**What the task asks:** Scan the entries below and extract each line with the word "Reproduce" in it.

**Record list:**
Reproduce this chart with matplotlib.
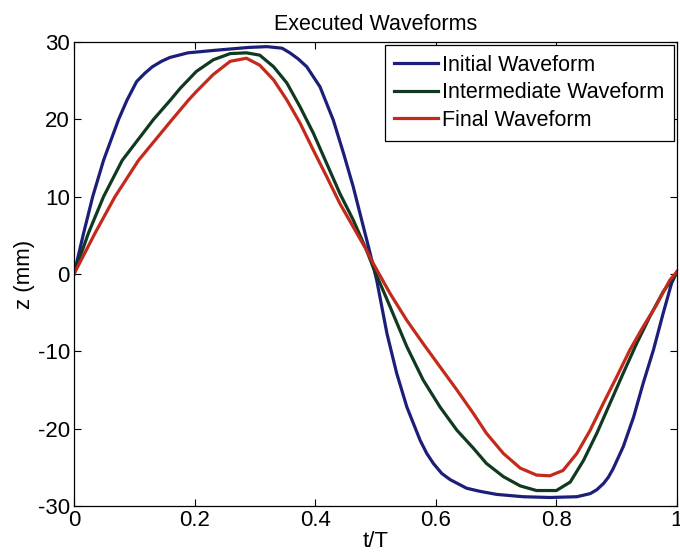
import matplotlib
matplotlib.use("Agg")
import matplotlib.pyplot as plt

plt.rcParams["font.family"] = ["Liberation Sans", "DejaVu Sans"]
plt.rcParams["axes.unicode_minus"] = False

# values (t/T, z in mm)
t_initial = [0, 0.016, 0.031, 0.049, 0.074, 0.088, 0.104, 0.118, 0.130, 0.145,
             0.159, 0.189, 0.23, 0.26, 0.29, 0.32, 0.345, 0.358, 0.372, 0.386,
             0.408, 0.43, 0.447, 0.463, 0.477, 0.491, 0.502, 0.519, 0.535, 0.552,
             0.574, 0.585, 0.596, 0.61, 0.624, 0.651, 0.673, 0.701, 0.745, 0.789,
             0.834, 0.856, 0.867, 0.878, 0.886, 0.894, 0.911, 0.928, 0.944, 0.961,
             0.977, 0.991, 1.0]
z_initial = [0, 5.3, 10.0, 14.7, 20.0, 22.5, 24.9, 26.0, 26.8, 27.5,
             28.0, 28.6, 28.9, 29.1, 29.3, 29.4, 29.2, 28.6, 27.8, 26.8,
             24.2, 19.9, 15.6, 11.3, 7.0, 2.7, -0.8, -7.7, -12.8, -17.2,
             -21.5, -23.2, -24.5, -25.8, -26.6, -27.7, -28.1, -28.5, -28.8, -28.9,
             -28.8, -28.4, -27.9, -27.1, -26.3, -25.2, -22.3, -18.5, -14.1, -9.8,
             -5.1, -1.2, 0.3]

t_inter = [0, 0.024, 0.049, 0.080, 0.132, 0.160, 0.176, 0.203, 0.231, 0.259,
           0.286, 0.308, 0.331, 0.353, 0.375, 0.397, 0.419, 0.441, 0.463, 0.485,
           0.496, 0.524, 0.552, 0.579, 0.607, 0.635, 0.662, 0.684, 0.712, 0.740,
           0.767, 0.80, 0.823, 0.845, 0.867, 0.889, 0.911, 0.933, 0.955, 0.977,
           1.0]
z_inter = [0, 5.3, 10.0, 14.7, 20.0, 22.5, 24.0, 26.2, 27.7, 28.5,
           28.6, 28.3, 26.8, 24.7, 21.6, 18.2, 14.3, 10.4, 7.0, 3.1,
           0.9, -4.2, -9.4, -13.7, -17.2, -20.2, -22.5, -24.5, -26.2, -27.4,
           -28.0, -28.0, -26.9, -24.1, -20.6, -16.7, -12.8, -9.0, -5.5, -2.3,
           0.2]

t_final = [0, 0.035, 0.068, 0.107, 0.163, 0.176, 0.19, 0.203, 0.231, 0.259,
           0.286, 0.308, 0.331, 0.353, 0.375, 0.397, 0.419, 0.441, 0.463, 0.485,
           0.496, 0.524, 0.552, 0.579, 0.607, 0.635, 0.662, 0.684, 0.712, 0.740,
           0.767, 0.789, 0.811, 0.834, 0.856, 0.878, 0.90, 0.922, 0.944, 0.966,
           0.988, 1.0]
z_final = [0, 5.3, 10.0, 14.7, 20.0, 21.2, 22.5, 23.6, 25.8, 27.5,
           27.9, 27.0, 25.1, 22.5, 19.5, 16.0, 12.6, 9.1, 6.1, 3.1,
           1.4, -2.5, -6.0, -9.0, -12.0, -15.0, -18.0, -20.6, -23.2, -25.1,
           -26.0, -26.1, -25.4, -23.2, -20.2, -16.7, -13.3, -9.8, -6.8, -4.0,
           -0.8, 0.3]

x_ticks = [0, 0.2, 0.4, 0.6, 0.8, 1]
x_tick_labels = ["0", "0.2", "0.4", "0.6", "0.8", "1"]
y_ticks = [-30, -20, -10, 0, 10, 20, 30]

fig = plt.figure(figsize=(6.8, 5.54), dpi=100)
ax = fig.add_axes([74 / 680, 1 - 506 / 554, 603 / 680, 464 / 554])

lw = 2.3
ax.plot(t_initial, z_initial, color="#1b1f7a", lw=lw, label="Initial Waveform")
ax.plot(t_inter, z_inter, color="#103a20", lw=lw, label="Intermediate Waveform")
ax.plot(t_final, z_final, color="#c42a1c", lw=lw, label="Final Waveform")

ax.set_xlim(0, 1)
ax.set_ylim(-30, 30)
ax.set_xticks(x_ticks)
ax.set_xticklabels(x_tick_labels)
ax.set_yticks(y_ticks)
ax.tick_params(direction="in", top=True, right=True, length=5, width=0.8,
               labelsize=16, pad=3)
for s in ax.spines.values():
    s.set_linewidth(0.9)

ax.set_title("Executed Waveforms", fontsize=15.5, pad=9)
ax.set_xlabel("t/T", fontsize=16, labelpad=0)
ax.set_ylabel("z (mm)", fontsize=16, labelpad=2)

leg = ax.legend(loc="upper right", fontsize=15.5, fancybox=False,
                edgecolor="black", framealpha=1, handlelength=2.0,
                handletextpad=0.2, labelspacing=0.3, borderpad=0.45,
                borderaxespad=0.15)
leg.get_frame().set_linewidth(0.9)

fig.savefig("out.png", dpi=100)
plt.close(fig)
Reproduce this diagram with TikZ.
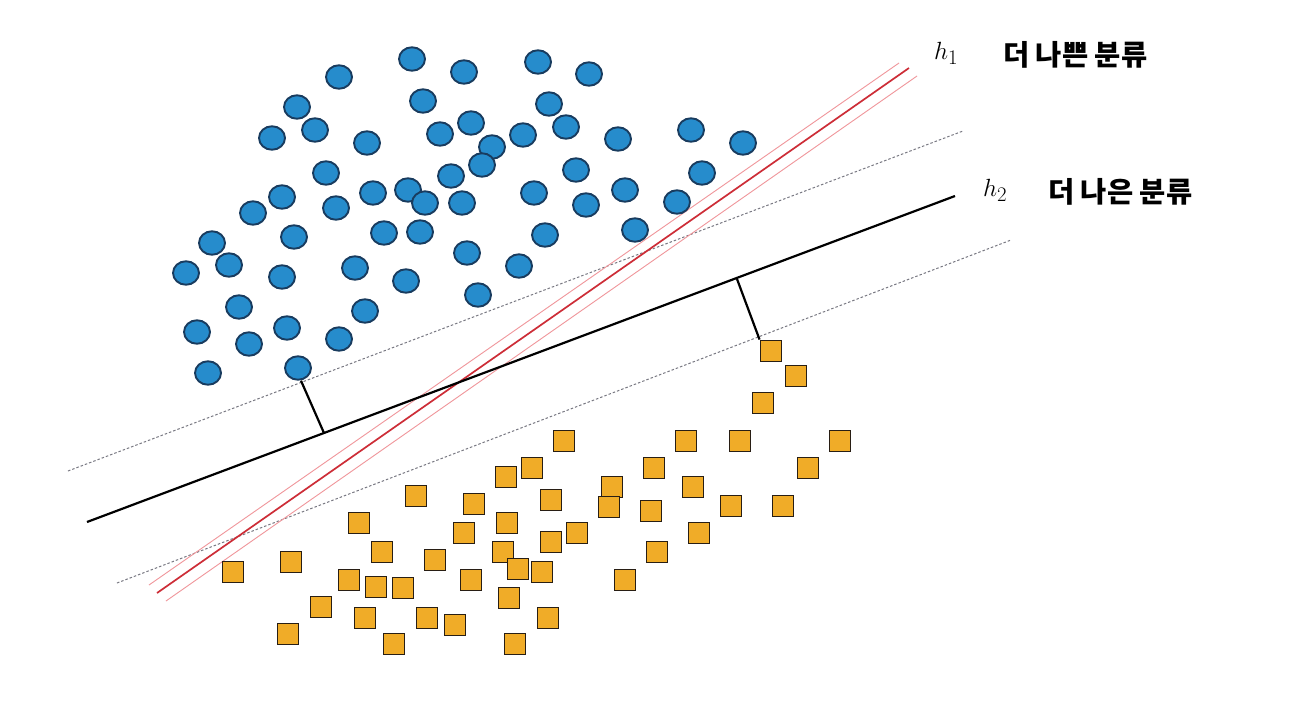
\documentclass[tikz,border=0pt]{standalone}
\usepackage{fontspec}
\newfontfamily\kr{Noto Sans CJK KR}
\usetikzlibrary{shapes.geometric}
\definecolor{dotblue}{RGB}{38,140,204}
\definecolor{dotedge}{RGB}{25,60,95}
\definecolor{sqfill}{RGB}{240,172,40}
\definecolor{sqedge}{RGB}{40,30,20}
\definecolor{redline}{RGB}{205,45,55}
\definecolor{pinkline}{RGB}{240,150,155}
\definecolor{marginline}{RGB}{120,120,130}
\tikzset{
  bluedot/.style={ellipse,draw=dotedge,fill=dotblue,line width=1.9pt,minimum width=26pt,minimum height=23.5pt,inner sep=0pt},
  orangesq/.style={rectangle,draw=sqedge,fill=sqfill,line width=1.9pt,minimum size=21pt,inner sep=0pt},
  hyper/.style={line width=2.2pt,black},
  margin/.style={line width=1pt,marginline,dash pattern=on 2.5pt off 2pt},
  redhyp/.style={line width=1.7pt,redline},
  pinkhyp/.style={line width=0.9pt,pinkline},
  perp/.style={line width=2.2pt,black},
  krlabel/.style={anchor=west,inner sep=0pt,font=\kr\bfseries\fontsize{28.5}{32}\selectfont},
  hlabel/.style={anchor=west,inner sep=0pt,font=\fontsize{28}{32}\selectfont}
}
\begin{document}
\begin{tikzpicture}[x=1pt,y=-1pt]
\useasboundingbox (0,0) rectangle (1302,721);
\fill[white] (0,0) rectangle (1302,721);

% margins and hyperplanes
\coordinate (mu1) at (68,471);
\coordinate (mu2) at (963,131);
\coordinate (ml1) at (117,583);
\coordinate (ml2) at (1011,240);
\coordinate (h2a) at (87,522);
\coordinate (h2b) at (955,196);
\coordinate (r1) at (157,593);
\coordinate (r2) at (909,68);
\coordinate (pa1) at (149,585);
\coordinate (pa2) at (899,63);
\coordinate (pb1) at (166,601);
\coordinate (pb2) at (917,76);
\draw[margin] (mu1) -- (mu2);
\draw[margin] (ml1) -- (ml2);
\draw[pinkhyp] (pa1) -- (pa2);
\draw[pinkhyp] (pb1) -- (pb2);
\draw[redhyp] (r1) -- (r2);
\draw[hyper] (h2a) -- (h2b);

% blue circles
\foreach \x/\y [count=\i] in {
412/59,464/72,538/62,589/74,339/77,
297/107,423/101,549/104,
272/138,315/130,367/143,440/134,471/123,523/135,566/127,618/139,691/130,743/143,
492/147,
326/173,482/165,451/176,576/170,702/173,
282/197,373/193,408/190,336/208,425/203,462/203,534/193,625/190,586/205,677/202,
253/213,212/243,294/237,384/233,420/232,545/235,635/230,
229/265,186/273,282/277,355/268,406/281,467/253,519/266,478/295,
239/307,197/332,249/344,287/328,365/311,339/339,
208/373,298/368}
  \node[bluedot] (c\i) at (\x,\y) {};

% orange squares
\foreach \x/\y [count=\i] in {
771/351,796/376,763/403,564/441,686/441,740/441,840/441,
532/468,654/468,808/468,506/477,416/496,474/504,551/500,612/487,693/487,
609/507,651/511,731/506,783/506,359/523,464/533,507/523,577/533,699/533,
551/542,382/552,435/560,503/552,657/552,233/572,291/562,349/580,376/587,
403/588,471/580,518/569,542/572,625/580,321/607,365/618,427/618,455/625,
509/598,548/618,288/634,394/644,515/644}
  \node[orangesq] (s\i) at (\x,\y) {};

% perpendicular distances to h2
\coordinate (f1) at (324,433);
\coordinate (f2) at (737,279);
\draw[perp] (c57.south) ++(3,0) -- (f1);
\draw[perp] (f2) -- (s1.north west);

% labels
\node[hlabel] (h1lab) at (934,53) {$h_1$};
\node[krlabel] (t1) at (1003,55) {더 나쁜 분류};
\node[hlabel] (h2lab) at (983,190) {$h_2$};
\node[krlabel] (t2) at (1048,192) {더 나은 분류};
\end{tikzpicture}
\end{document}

**Correct response:**
Reproduce this chart with matplotlib.
Reproduce this diagram with TikZ.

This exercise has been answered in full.